## Requirement
Repeat, exactly and in full, the lines of the listing below, but without any pictures.

------ Dataset rows

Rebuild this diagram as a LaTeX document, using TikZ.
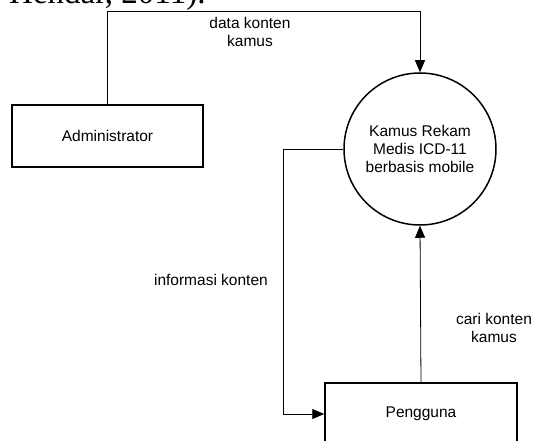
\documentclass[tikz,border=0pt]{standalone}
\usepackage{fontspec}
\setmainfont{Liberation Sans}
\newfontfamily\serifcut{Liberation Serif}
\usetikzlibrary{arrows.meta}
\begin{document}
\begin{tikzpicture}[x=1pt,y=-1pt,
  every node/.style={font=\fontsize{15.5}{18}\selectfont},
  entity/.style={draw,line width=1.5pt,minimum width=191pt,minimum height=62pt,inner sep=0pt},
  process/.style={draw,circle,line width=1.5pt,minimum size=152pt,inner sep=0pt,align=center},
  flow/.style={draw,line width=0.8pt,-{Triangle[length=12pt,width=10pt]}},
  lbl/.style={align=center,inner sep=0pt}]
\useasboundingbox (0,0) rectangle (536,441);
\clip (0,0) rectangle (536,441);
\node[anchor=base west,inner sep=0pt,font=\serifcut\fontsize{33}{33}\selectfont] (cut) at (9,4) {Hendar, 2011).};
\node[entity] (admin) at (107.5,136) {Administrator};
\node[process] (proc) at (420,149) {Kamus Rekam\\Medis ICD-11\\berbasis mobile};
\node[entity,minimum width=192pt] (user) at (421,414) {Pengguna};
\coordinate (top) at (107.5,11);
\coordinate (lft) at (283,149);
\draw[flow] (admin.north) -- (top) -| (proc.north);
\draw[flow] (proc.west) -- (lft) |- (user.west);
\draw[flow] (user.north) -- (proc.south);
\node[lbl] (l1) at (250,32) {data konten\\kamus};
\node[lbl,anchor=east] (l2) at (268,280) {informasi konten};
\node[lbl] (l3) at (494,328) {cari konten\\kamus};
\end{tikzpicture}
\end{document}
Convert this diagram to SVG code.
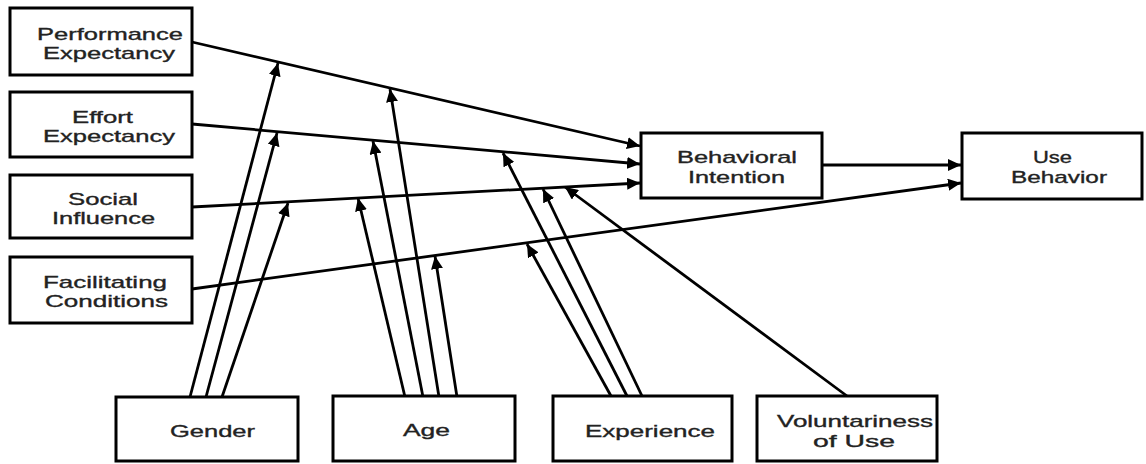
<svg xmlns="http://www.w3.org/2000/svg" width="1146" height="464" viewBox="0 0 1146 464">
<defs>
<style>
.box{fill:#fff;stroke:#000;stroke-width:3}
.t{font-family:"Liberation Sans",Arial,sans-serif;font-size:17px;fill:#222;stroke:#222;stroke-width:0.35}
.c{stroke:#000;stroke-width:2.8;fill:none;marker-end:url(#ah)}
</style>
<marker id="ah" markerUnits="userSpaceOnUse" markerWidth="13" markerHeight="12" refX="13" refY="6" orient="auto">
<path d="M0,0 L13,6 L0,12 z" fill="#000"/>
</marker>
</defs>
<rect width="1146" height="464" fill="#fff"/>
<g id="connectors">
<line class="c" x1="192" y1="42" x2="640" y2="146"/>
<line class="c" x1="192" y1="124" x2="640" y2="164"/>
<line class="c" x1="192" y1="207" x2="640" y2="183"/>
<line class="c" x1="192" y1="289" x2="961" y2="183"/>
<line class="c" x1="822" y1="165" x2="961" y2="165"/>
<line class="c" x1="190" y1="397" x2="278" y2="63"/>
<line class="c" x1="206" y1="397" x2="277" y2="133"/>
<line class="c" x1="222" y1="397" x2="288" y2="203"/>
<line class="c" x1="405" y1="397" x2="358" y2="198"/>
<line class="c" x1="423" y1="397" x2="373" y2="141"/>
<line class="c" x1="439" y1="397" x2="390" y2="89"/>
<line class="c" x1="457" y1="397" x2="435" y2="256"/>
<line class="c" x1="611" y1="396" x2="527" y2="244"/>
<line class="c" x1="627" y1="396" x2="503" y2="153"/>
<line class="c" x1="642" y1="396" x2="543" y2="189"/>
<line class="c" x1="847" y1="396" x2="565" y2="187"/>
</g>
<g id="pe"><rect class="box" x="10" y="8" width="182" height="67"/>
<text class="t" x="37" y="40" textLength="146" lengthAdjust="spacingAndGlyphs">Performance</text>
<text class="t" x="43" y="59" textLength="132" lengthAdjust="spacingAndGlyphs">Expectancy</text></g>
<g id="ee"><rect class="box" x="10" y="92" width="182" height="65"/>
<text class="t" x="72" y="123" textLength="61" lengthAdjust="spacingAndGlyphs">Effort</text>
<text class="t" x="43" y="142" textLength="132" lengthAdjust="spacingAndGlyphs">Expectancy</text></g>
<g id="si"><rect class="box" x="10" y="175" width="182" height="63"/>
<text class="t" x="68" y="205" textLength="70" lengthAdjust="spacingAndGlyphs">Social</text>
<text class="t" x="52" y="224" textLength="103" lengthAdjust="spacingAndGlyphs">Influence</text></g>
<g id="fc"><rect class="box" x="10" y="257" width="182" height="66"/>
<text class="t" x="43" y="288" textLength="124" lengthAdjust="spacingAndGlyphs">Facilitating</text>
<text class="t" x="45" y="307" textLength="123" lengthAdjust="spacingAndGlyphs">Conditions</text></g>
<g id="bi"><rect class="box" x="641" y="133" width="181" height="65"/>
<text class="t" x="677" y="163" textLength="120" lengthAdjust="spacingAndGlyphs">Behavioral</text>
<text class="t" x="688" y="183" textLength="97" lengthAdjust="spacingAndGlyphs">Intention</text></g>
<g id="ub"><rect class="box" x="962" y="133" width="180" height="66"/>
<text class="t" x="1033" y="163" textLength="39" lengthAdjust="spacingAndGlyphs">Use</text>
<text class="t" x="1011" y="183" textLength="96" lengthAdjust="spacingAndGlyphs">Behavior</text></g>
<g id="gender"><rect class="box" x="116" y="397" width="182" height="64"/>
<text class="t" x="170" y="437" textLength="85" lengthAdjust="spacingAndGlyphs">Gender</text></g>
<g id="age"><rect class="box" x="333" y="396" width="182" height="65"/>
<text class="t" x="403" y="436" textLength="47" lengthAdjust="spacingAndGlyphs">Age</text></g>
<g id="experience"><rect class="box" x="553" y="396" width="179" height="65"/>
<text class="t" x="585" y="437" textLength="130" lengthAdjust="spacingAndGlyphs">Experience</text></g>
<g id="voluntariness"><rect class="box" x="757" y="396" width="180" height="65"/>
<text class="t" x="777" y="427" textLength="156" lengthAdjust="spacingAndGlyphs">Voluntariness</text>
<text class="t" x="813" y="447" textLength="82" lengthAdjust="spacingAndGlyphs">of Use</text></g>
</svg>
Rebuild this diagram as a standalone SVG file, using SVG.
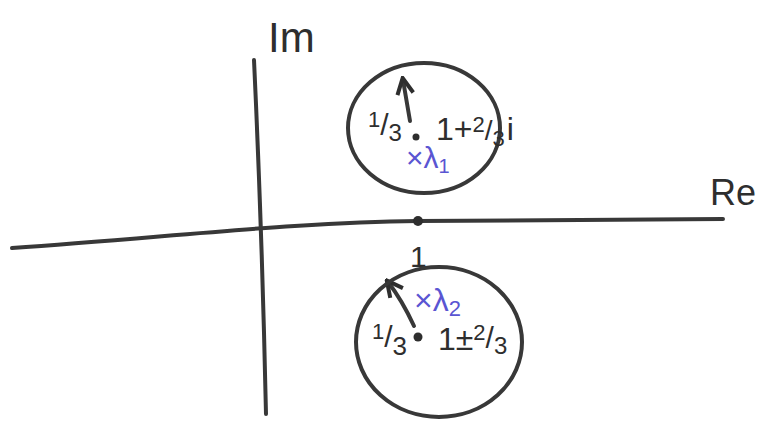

------------

## Solution for this problem
Rebuild this diagram as a LaTeX document, using TikZ.
\documentclass[tikz,border=0pt]{standalone}
\usepackage{fontspec}
\setmainfont{Liberation Sans}
\newfontfamily\serifcut{Liberation Serif}
\usetikzlibrary{arrows.meta}
\begin{document}
\begin{tikzpicture}[x=1pt,y=-1pt,
  every node/.style={font=\fontsize{15.5}{18}\selectfont},
  entity/.style={draw,line width=1.5pt,minimum width=191pt,minimum height=62pt,inner sep=0pt},
  process/.style={draw,circle,line width=1.5pt,minimum size=152pt,inner sep=0pt,align=center},
  flow/.style={draw,line width=0.8pt,-{Triangle[length=12pt,width=10pt]}},
  lbl/.style={align=center,inner sep=0pt}]
\useasboundingbox (0,0) rectangle (536,441);
\clip (0,0) rectangle (536,441);
\node[anchor=base west,inner sep=0pt,font=\serifcut\fontsize{33}{33}\selectfont] (cut) at (9,4) {Hendar, 2011).};
\node[entity] (admin) at (107.5,136) {Administrator};
\node[process] (proc) at (420,149) {Kamus Rekam\\Medis ICD-11\\berbasis mobile};
\node[entity,minimum width=192pt] (user) at (421,414) {Pengguna};
\coordinate (top) at (107.5,11);
\coordinate (lft) at (283,149);
\draw[flow] (admin.north) -- (top) -| (proc.north);
\draw[flow] (proc.west) -- (lft) |- (user.west);
\draw[flow] (user.north) -- (proc.south);
\node[lbl] (l1) at (250,32) {data konten\\kamus};
\node[lbl,anchor=east] (l2) at (268,280) {informasi konten};
\node[lbl] (l3) at (494,328) {cari konten\\kamus};
\end{tikzpicture}
\end{document}
Convert this diagram to SVG code.
<svg xmlns="http://www.w3.org/2000/svg" width="1146" height="464" viewBox="0 0 1146 464">
<defs>
<style>
.box{fill:#fff;stroke:#000;stroke-width:3}
.t{font-family:"Liberation Sans",Arial,sans-serif;font-size:17px;fill:#222;stroke:#222;stroke-width:0.35}
.c{stroke:#000;stroke-width:2.8;fill:none;marker-end:url(#ah)}
</style>
<marker id="ah" markerUnits="userSpaceOnUse" markerWidth="13" markerHeight="12" refX="13" refY="6" orient="auto">
<path d="M0,0 L13,6 L0,12 z" fill="#000"/>
</marker>
</defs>
<rect width="1146" height="464" fill="#fff"/>
<g id="connectors">
<line class="c" x1="192" y1="42" x2="640" y2="146"/>
<line class="c" x1="192" y1="124" x2="640" y2="164"/>
<line class="c" x1="192" y1="207" x2="640" y2="183"/>
<line class="c" x1="192" y1="289" x2="961" y2="183"/>
<line class="c" x1="822" y1="165" x2="961" y2="165"/>
<line class="c" x1="190" y1="397" x2="278" y2="63"/>
<line class="c" x1="206" y1="397" x2="277" y2="133"/>
<line class="c" x1="222" y1="397" x2="288" y2="203"/>
<line class="c" x1="405" y1="397" x2="358" y2="198"/>
<line class="c" x1="423" y1="397" x2="373" y2="141"/>
<line class="c" x1="439" y1="397" x2="390" y2="89"/>
<line class="c" x1="457" y1="397" x2="435" y2="256"/>
<line class="c" x1="611" y1="396" x2="527" y2="244"/>
<line class="c" x1="627" y1="396" x2="503" y2="153"/>
<line class="c" x1="642" y1="396" x2="543" y2="189"/>
<line class="c" x1="847" y1="396" x2="565" y2="187"/>
</g>
<g id="pe"><rect class="box" x="10" y="8" width="182" height="67"/>
<text class="t" x="37" y="40" textLength="146" lengthAdjust="spacingAndGlyphs">Performance</text>
<text class="t" x="43" y="59" textLength="132" lengthAdjust="spacingAndGlyphs">Expectancy</text></g>
<g id="ee"><rect class="box" x="10" y="92" width="182" height="65"/>
<text class="t" x="72" y="123" textLength="61" lengthAdjust="spacingAndGlyphs">Effort</text>
<text class="t" x="43" y="142" textLength="132" lengthAdjust="spacingAndGlyphs">Expectancy</text></g>
<g id="si"><rect class="box" x="10" y="175" width="182" height="63"/>
<text class="t" x="68" y="205" textLength="70" lengthAdjust="spacingAndGlyphs">Social</text>
<text class="t" x="52" y="224" textLength="103" lengthAdjust="spacingAndGlyphs">Influence</text></g>
<g id="fc"><rect class="box" x="10" y="257" width="182" height="66"/>
<text class="t" x="43" y="288" textLength="124" lengthAdjust="spacingAndGlyphs">Facilitating</text>
<text class="t" x="45" y="307" textLength="123" lengthAdjust="spacingAndGlyphs">Conditions</text></g>
<g id="bi"><rect class="box" x="641" y="133" width="181" height="65"/>
<text class="t" x="677" y="163" textLength="120" lengthAdjust="spacingAndGlyphs">Behavioral</text>
<text class="t" x="688" y="183" textLength="97" lengthAdjust="spacingAndGlyphs">Intention</text></g>
<g id="ub"><rect class="box" x="962" y="133" width="180" height="66"/>
<text class="t" x="1033" y="163" textLength="39" lengthAdjust="spacingAndGlyphs">Use</text>
<text class="t" x="1011" y="183" textLength="96" lengthAdjust="spacingAndGlyphs">Behavior</text></g>
<g id="gender"><rect class="box" x="116" y="397" width="182" height="64"/>
<text class="t" x="170" y="437" textLength="85" lengthAdjust="spacingAndGlyphs">Gender</text></g>
<g id="age"><rect class="box" x="333" y="396" width="182" height="65"/>
<text class="t" x="403" y="436" textLength="47" lengthAdjust="spacingAndGlyphs">Age</text></g>
<g id="experience"><rect class="box" x="553" y="396" width="179" height="65"/>
<text class="t" x="585" y="437" textLength="130" lengthAdjust="spacingAndGlyphs">Experience</text></g>
<g id="voluntariness"><rect class="box" x="757" y="396" width="180" height="65"/>
<text class="t" x="777" y="427" textLength="156" lengthAdjust="spacingAndGlyphs">Voluntariness</text>
<text class="t" x="813" y="447" textLength="82" lengthAdjust="spacingAndGlyphs">of Use</text></g>
</svg>
Rebuild this diagram as a standalone SVG file, using SVG.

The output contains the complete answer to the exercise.